Posts can also be outfitted with rain downspout sections; inverted cones or guards can be installed on trees, posts or poles to avert climbers.

Housekeeping

Remember to clean the debris out from inside the nest box after the breeding season—this helps to minimize parasites like lice that overwinter in the box to “welcome” next year’s nestlings. When reaching into a nest box, be careful of wild bees, squirrels, and wasps that may have taken up residence.

I purchased young forest land four decades ago, which needed short-term help to become more wildlife-friendly. Building and erecting nest boxes was one way to help. Our property now has lots of trees with holes, and the old nest boxes, usually without bottoms, now serve the bats. One nest box is maintained for our fascinating barred owl neighbours. I installed the box in the woods long ago, by the brook where they were hooting late one winter. They’ve been raising owlets there ever since.

For more information, Bob Bancroft recommends Building Bird Houses for North American Birds, by John Plewes (Veritas).

DIY best practices

  1. Once you’ve determined the size of the entrance hole for the kind of birds you want to attract, place the top of this hole about 11/4 inches down from the underside of the roof.
  2. Don’t place a perch outside the nest entrance. It can assist predators in an attack, and often impedes the swooping upward flight path of birds returning to the box.
  3. If you are using lumber of varied thicknesses, remember that the minimum inside dimensions are most important to the birds.
  4. There should be no protrusions (nails, screws) inside the box that might cause injury.
  5. Drill holes in the floor to allow water to drain out.
  6. If you wish, drill a few small holes on the sides near the top of the box, below the roof overhang. This provides ventilation during hot spells. However in Atlantic Canada birds often suffer cold spells in the spring, so ventilation may be unnecessary.
  7. The top or one side of the box should open for annual cleaning of old nest material. Pre-drill holes in the closed position, then press in nails that can be pulled out later with your fingers for house cleaning.
  8. A groove made across the underside of the roof overhang on the front and sides will act as a rain drip.
  9. Most birds bring their own nest material. Exceptions are woodpeckers, flickers, owls and ducks, which prefer a layer of wood chips, dry, rotted wood or shavings—not sawdust—to a depth of 1-3 inches in the bottom of the box.

Attachment issues

Nest boxes can be attached to trees, poles, posts or to the side of a house. Here are a few suggestions. Note: the entrance hole should face away from storm winds that prevail during the breeding season—north-facing is usually a good option.

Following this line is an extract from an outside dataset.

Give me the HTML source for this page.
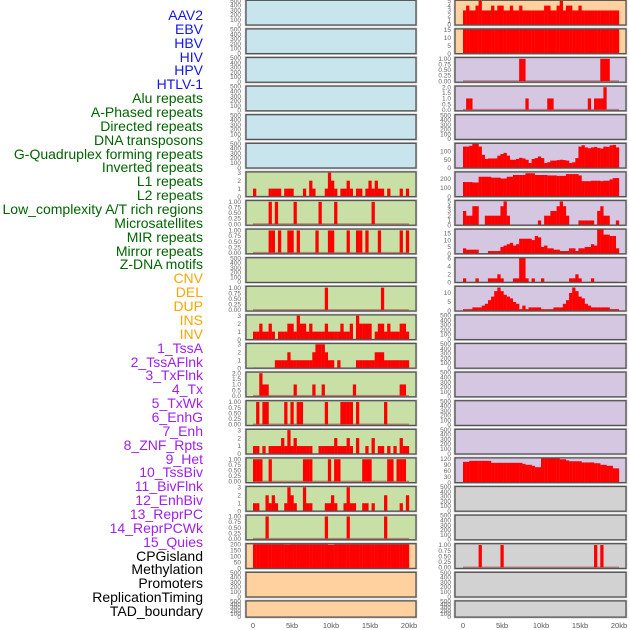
<!DOCTYPE html>
<html><head><meta charset="utf-8">
<style>
html,body{margin:0;padding:0;background:#fff;}
#wrap{position:relative;width:630px;height:630px;overflow:hidden;}
.lab{position:absolute;right:427px;font-family:"Liberation Sans",sans-serif;font-size:14px;line-height:16px;white-space:nowrap;}
svg{position:absolute;left:0;top:0;}
</style></head>
<body>
<div id="wrap">
<div id="labels"></div>
<svg id="chart" width="630" height="630"></svg>
</div>
<script>
const trackNames = ["AAV2","EBV","HBV","HIV","HPV","HTLV-1","Alu repeats","A-Phased repeats","Directed repeats","DNA transposons","G-Quadruplex forming repeats","Inverted repeats","L1 repeats","L2 repeats","Low_complexity A/T rich regions","Microsatellites","MIR repeats","Mirror repeats","Z-DNA motifs","CNV","DEL","DUP","INS","INV","1_TssA","2_TssAFlnk","3_TxFlnk","4_Tx","5_TxWk","6_EnhG","7_Enh","8_ZNF_Rpts","9_Het","10_TssBiv","11_BivFlnk","12_EnhBiv","13_ReprPC","14_ReprPCWk","15_Quies","CPGisland","Methylation","Promoters","ReplicationTiming","TAD_boundary"];
const binKb = [0.4];
const tick500 = [0,100,200,300,400,500];
const tick3 = [0,1,2,3];
const tick1 = [0,0.25,0.5,0.75,1];
const tick2 = [0,0.5,1,1.5,2];
const tick200 = [0,50,100,150,200];
const tick5 = [0,1,2,3,4,5];
const tick15 = [0,5,10,15];
const tick150 = [0,50,100];
const tick280 = [0,100,200];
const tick6 = [0,2,4,6];
const tick13 = [0,5,10];
const tick120 = [0,30,60,90,120];
const xTicks = [0,5,10,15,20];
const xTickLabels = ["0","5kb","10kb","15kb","20kb"];

const L6 = [1,0,0,0,0,1,1,1,1,0,1,1,1,0,0,0,1,0,2,1,0,0,0,1,3,2,1,0,1,1,2,1,0,1,1,0,1,2,1,2,1,1,0,1,0,0,0,1,0,1];
const L7 = [0,0,0,0,0,1,0,1,0,0,0,0,0,1,0,0,0,0,0,0,0,1,0,0,0,0,1,0,0,0,0,0,0,0,0,0,0,0,1,0,0,0,0,0,0,0,0,0,0,0];
const L8 = [0,0,0,0,0,1,1,0,1,0,0,1,1,0,1,0,0,0,0,0,1,0,0,0,1,1,0,0,0,0,1,0,0,1,1,0,1,0,0,0,1,0,0,0,0,0,0,1,0,1];
const L10 = [0,0,0,0,0,0,0,0,0,0,0,0,0,0,0,0,0,0,0,0,0,0,0,1,0,0,0,0,0,0,0,0,0,0,0,0,0,0,0,0,0,1,0,0,0,0,0,0,0,0];
const L11 = [1,1,2,1,1,2,1,0,1,1,1,2,2,1,3,2,2,1,2,1,1,1,1,2,1,1,1,1,2,1,1,2,0,3,2,2,2,2,0,1,2,2,1,2,1,1,1,2,2,1];
const L12 = [0,0,0,0,0,0,0,1,1,1,1,2,1,1,1,1,1,1,1,2,3,3,3,2,1,1,0,1,0,0,0,0,0,1,1,1,1,1,1,2,2,2,1,1,1,1,1,1,1,1];
const L13 = [0,0,2,1,1,0,0,0,0,0,0,0,0,1,0,0,0,0,0,1,0,0,1,0,0,0,0,0,0,0,0,0,1,0,0,0,0,0,0,0,0,0,0,0,0,0,0,1,1,0];
const L14 = [0,1,0,1,1,0,0,0,0,0,1,0,1,0,1,1,0,0,0,0,0,0,0,1,0,0,0,0,1,1,1,1,0,1,0,0,0,0,0,0,0,0,1,0,0,0,0,0,0,0];
const L15 = [1,1,0,1,0,1,1,1,1,2,1,3,1,2,1,1,1,1,1,0,0,1,1,1,1,1,2,1,1,1,2,1,0,2,0,0,1,0,2,0,1,1,0,1,0,1,0,2,1,1];
const L16 = [1,1,1,0,0,1,0,0,0,0,0,0,0,0,0,0,1,1,1,0,0,0,0,0,1,0,1,1,0,0,0,0,0,0,0,1,1,1,0,0,0,0,0,1,1,0,1,1,1,0];
const L17 = [1,1,0,0,2,1,2,1,0,0,1,3,2,1,0,0,3,1,1,0,0,0,0,1,1,2,1,0,0,1,3,1,1,0,0,1,1,0,1,0,0,0,2,0,0,0,0,1,0,2];
const L18 = [0,0,0,0,1,0,0,0,0,0,0,0,0,0,0,0,0,0,0,0,0,0,0,1,0,0,0,0,0,0,1,0,0,0,0,0,0,0,0,0,0,0,1,0,0,0,0,0,0,0];
const L19 = [200,200,200,200,200,200,200,200,200,200,198,198,200,200,200,200,200,200,200,200,200,200,200,200,196,196,200,200,200,200,200,200,200,200,200,200,200,200,200,200,200,200,200,200,200,200,200,200,200,200];

const R0 = [3,4,3,3,4,5,3,3,3,4,3,4,4,3,3,4,3,3,4,3,3,3,3,3,3,3,4,4,3,3,4,5,3,4,4,3,3,4,3,3,3,3,3,3,3,3,3,3,3,3];
const R1 = [16,16,16,16,16,16,16,16,16,16,16,16,16,16,16,16,16,16,16,16,16,16,16,16,16,16,16,16,16,16,16,16,16,16,16,16,16,16,16,16,16,16,16,16,16,16,16,16,16,16];
const R2 = [0,0,0,0,0,0,0,0,0,0,0,0,0,0,0,0,0,0,1,1,0,0,0,0,0,0,0,0,0,0,0,0,0,0,0,0,0,0,0,0,0,0,0,0,1,1,1,0,0,0];
const R3 = [0,1,1,0,0,0,0,0,0,0,0,0,0,0,0,0,0,0,0,0,1,0,0,0,0,0,0,1,1,0,0,0,0,0,0,0,0,0,0,0,1,0,1,1,1,2,0,0,0,0];
const R5 = [130,130,135,150,148,130,80,55,58,58,58,75,85,92,75,50,50,55,62,58,50,30,55,60,70,60,30,35,45,45,48,50,48,45,30,35,60,130,138,125,120,125,128,122,118,130,128,138,140,125];
const R6 = [165,165,165,160,160,225,225,225,225,215,215,215,205,205,225,225,245,245,245,245,265,265,265,245,245,245,245,240,240,240,235,235,235,255,255,255,255,240,175,175,175,180,180,180,175,180,180,195,210,210];
const R7 = [3,2,2,4,4,0,0,2,2,2,2,2,4,5,2,0,0,0,0,0,0,0,0,0,1,0,2,2,3,3,4,5,4,2,0,0,0,1,1,1,1,1,0,3,4,2,2,0,0,1];
const R8 = [4,3,3,3,3,0,0,0,2,2,2,2,5,6,7,8,6,7,11,11,11,11,10,13,12,5,6,4,4,3,3,2,2,2,4,4,2,4,4,5,5,7,6,18,18,14,14,13,13,4];
const R9 = [1,0,0,0,1,0,0,0,1,1,1,2,1,0,0,0,1,1,6,6,1,0,1,0,0,1,0,0,0,0,0,0,0,0,1,1,2,1,0,0,0,1,0,0,0,0,0,0,0,0];
const R10 = [1,1,1,2,2,2,3,4,6,8,11,13,11,9,8,7,5,4,1,3,1,2,2,2,2,1,1,1,1,2,2,2,4,6,10,13,11,8,7,4,3,2,2,2,2,2,2,1,1,1];
const R16 = [105,105,110,110,110,110,110,110,110,100,100,100,100,100,100,100,100,100,100,95,90,90,85,78,78,125,125,122,125,125,125,118,118,112,108,108,108,108,102,102,102,102,98,98,90,90,85,85,72,72];
const R19 = [0,0,0,0,0,1,0,0,0,0,0,0,1,0,0,0,0,0,0,0,0,0,0,0,0,0,0,0,0,0,0,0,0,0,0,0,0,0,0,0,0,0,1,0,1,0,0,0,0,0];

const BLUE="#c8e4ec", GREEN="#c8e0a6", PEACH="#ffd19f", LAV="#d5c6e2", GREY="#d2d2d2";
const leftPanels = [
 [BLUE,-8,508,tick500,0,null],[BLUE,-8,508,tick500,0,null],[BLUE,-8,508,tick500,0,null],
 [BLUE,-8,508,tick500,0,null],[BLUE,-8,508,tick500,0,null],[BLUE,-8,508,tick500,0,null],
 [GREEN,0,3.1,tick3,0,L6],[GREEN,-0.05,1.06,tick1,2,L7],[GREEN,-0.05,1.06,tick1,2,L8],
 [GREEN,-8,508,tick500,0,null],[GREEN,-0.05,1.06,tick1,2,L10],[GREEN,0,3.1,tick3,0,L11],
 [GREEN,0,3.1,tick3,0,L12],[GREEN,-0.1,2.1,tick2,1,L13],[GREEN,-0.05,1.06,tick1,2,L14],
 [GREEN,0,3.1,tick3,0,L15],[GREEN,-0.05,1.06,tick1,2,L16],[GREEN,0,3.1,tick3,0,L17],
 [GREEN,-0.05,1.06,tick1,2,L18],[PEACH,0,205,tick200,0,L19],[PEACH,-8,508,tick500,0,null],
 [PEACH,-8,508,tick500,0,null]];
const rightPanels = [
 [PEACH,0,5.1,tick5,0,R0],[PEACH,0,15.5,tick15,0,R1],[LAV,-0.05,1.06,tick1,2,R2],
 [LAV,-0.1,2.1,tick2,1,R3],[LAV,-8,508,tick500,0,null],[LAV,0,150,tick150,0,R5],
 [LAV,0,280,tick280,0,R6],[LAV,0,5.2,tick5,0,R7],[LAV,0,18,tick15,0,R8],
 [LAV,0,6.1,tick6,0,R9],[LAV,0,13.7,tick13,0,R10],[LAV,-8,508,tick500,0,null],
 [LAV,-8,508,tick500,0,null],[LAV,-8,508,tick500,0,null],[LAV,-8,508,tick500,0,null],
 [LAV,-8,508,tick500,0,null],[LAV,0,125,tick120,0,R16],[GREY,-8,508,tick500,0,null],
 [GREY,-8,508,tick500,0,null],[GREY,-0.05,1.06,tick1,2,R19],[GREY,-8,508,tick500,0,null],
 [GREY,-8,508,tick500,0,null]];

const labs = document.getElementById('labels');
trackNames.forEach((n,i)=>{
  const d=document.createElement('div');
  d.className='lab';
  
  
  const c = i<6 ? "#1515ee" : i<19 ? "#006400" : i<24 ? "#ffa500" : i<39 ? "#a020f0" : "#000";
  d.style.color=c;
  d.style.top=(7 + i*13.86)+'px';
  d.textContent=n;
  labs.appendChild(d);
});

const NS="http://www.w3.org/2000/svg";
const svg=document.getElementById('chart');
function mk(tag,attrs){const e=document.createElementNS(NS,tag);for(const k in attrs)e.setAttribute(k,attrs[k]);return e;}
function xScale(x0,kb){return x0+kb*7.8;}
function drawPanel(cfg,i,px,pw,dataX0,tickRight,side){
  const top=i*28.6+0.3, h= i===21?16.2:24.7;
  const [bg,ymin,ymax,ticks,dec,data]=cfg;
  const yS=v=>top+h-(v-ymin)/(ymax-ymin)*h;
  const g=mk('g',{});
  
  
  svg.appendChild(g);
  g.appendChild(mk('rect',{x:px-0.8,y:top-0.8,width:pw+1.6,height:h+1.6,fill:'none',stroke:'#c8c8c8','stroke-width':1}));
  const r=mk('rect',{x:px,y:top,width:pw,height:h,fill:bg});
  
  
  g.appendChild(r);
  if(data){
    const clip='c'+side+i;
    const cp=mk('clipPath',{id:clip});cp.appendChild(mk('rect',{x:px,y:top,width:pw,height:h}));g.appendChild(cp);
    const bars=mk('g',{'clip-path':'url(#'+clip+')'});g.appendChild(bars);
    bars.appendChild(mk('line',{x1:xScale(dataX0,0),x2:xScale(dataX0,20),y1:yS(0),y2:yS(0),stroke:'rgba(170,60,60,0.55)','stroke-width':1.6}));
    data.forEach((v,k)=>{
      if(v<=0)return;
      const xa=xScale(dataX0,k*binKb[0]), xb=xScale(dataX0,(k+1)*binKb[0]);
      const b=mk('rect',{x:xa,y:yS(v),width:xb-xa+0.15,height:yS(0)-yS(v),fill:'#ff0000'});
      
      
      bars.appendChild(b);
    });
  }
  g.appendChild(mk('rect',{x:px,y:top,width:pw,height:h,fill:'none',stroke:'#555','stroke-width':1.3}));
  ticks.forEach(t=>{
    const tx=mk('text',{x:tickRight,y:yS(t)+2.2,'text-anchor':'end','font-size':6.5,fill:'#666','font-family':'Liberation Sans, sans-serif'});
    
    
    tx.textContent=t.toFixed(dec);
    g.appendChild(tx);
  });
}
leftPanels.forEach((c,i)=>drawPanel(c,i,246,170,253,241,'left'));
rightPanels.forEach((c,i)=>drawPanel(c,i,455,171,463,451,'right'));
[[253,'left'],[463,'right']].forEach(([x0,side])=>{
  xTicks.forEach((t,j)=>{
    const tx=mk('text',{x:xScale(x0,t),y:628,'text-anchor':'middle','font-size':7.5,fill:'#555','font-family':'Liberation Sans, sans-serif'});
    
    
    tx.textContent=xTickLabels[j];
    svg.appendChild(tx);
  });
});
</script>
</body></html>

  1. Extend the back wall above and below the box itself—then it can be nailed (or drilled and screwed) above and below.
  2. Attach a longer piece of wood to the outside of the back wall and follow above.
  3. Hang the box on a tree trunk or from a limb with hooks screwed into the sides of the box and the tree or post.
  4. Wire from nails or screws in the box to nails or screws in the tree. Refrain from wrapping wire entirely around a tree to prevent injury to it.